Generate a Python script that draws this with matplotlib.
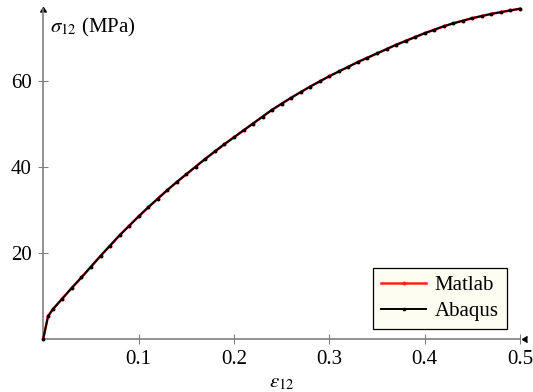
import numpy as np
import matplotlib
matplotlib.use('Agg')
import matplotlib.pyplot as plt

# strain values (shared by both series)
strain = [0.0, 0.005, 0.01, 0.02, 0.03, 0.04, 0.05, 0.06, 0.07, 0.08, 0.09,
          0.10, 0.11, 0.12, 0.13, 0.14, 0.15, 0.16, 0.17, 0.18, 0.19,
          0.20, 0.21, 0.22, 0.23, 0.24, 0.25, 0.26, 0.27, 0.28, 0.29,
          0.30, 0.31, 0.32, 0.33, 0.34, 0.35, 0.36, 0.37, 0.38, 0.39,
          0.40, 0.41, 0.42, 0.43, 0.44, 0.45, 0.46, 0.47, 0.48, 0.49, 0.50]

# shear stress in MPa
stress_matlab = [0.0, 5.2, 6.8, 9.3, 11.8, 14.2, 16.7, 19.2, 21.6, 24.0, 26.2,
                 28.4, 30.5, 32.5, 34.5, 36.4, 38.2, 40.0, 41.8, 43.5, 45.2,
                 46.8, 48.4, 50.0, 51.6, 53.2, 54.6, 56.0, 57.3, 58.6, 59.8,
                 61.0, 62.1, 63.2, 64.3, 65.3, 66.3, 67.3, 68.3, 69.2, 70.1,
                 71.0, 71.8, 72.6, 73.3, 73.9, 74.5, 75.0, 75.5, 75.9, 76.3, 76.7]
stress_abaqus = [0.0, 5.2, 6.8, 9.3, 11.8, 14.2, 16.7, 19.2, 21.6, 24.0, 26.2,
                 28.4, 30.5, 32.5, 34.5, 36.4, 38.2, 40.0, 41.8, 43.5, 45.2,
                 46.8, 48.4, 50.0, 51.6, 53.2, 54.6, 56.0, 57.3, 58.6, 59.8,
                 61.0, 62.1, 63.2, 64.3, 65.3, 66.3, 67.3, 68.3, 69.2, 70.1,
                 71.0, 71.8, 72.6, 73.3, 73.9, 74.5, 75.0, 75.5, 75.9, 76.3, 76.7]

xticks = [0.1, 0.2, 0.3, 0.4, 0.5]
yticks = [20, 40, 60]

plt.rcParams['font.family'] = ['Liberation Serif', 'DejaVu Serif']
plt.rcParams['mathtext.fontset'] = 'stix'
fs = 15

axis_col = '#808080'

fig = plt.figure(figsize=(5.33, 3.92), dpi=100)
ax = fig.add_axes([43.3 / 533, 1 - 338.5 / 392, 476.7 / 533, 329.8 / 392])

ax.plot(strain, stress_matlab, color='#ff2020', lw=1.8, marker='o', ms=1.8,
        mec='#ff2020', label='Matlab', clip_on=False, zorder=3)
ax.plot(strain, stress_abaqus, color='black', lw=1.4, marker='s', ms=2.0,
        label='Abaqus', clip_on=False, zorder=4)

ax.set_xlim(0, 0.5)
ax.set_ylim(0, 76.7)

for s in ['top', 'right']:
    ax.spines[s].set_visible(False)
for s in ['left', 'bottom']:
    ax.spines[s].set_color(axis_col)
    ax.spines[s].set_linewidth(1.2)

# arrow heads on the axes
ax.plot(1.004, 0, marker=4, color='black', ms=5, transform=ax.transAxes, clip_on=False)
ax.plot(0, 1.004, marker=6, color='black', ms=5, transform=ax.transAxes, clip_on=False)

ax.set_xticks(xticks)
ax.set_xticklabels(['0.1', '0.2', '0.3', '0.4', '0.5'])
ax.set_yticks(yticks)
ax.tick_params(direction='inout', length=7, width=0.8, color=axis_col,
               labelsize=fs, pad=5)

ax.set_xlabel(r'$\varepsilon_{12}$', fontsize=fs, labelpad=3)
fig.text(50 / 533, 1 - 27 / 392, r'$\sigma_{12}$ (MPa)', fontsize=fs,
         ha='left', va='center')

leg = ax.legend(loc='lower right', bbox_to_anchor=(506.7 / 533, 63 / 392),
                bbox_transform=fig.transFigure, fontsize=fs, frameon=True,
                fancybox=False, handlelength=2.2, handletextpad=0.4,
                borderpad=0.38, labelspacing=0.3, borderaxespad=0)
leg.get_frame().set_facecolor('#fdfdf2')
leg.get_frame().set_edgecolor('black')
leg.get_frame().set_linewidth(0.9)
leg.get_frame().set_alpha(1)

fig.savefig('out.png', dpi=100)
• • • • • • •
- [Work to complete]:
Please repeat exactly the data above from its first line to the line that contains "import matplotlib.pyplot as plt", inclusive, and leave every picture out.

- [Answer for this exercise]:
Generate a Python script that draws this with matplotlib.
import numpy as np
import matplotlib
matplotlib.use('Agg')
import matplotlib.pyplot as plt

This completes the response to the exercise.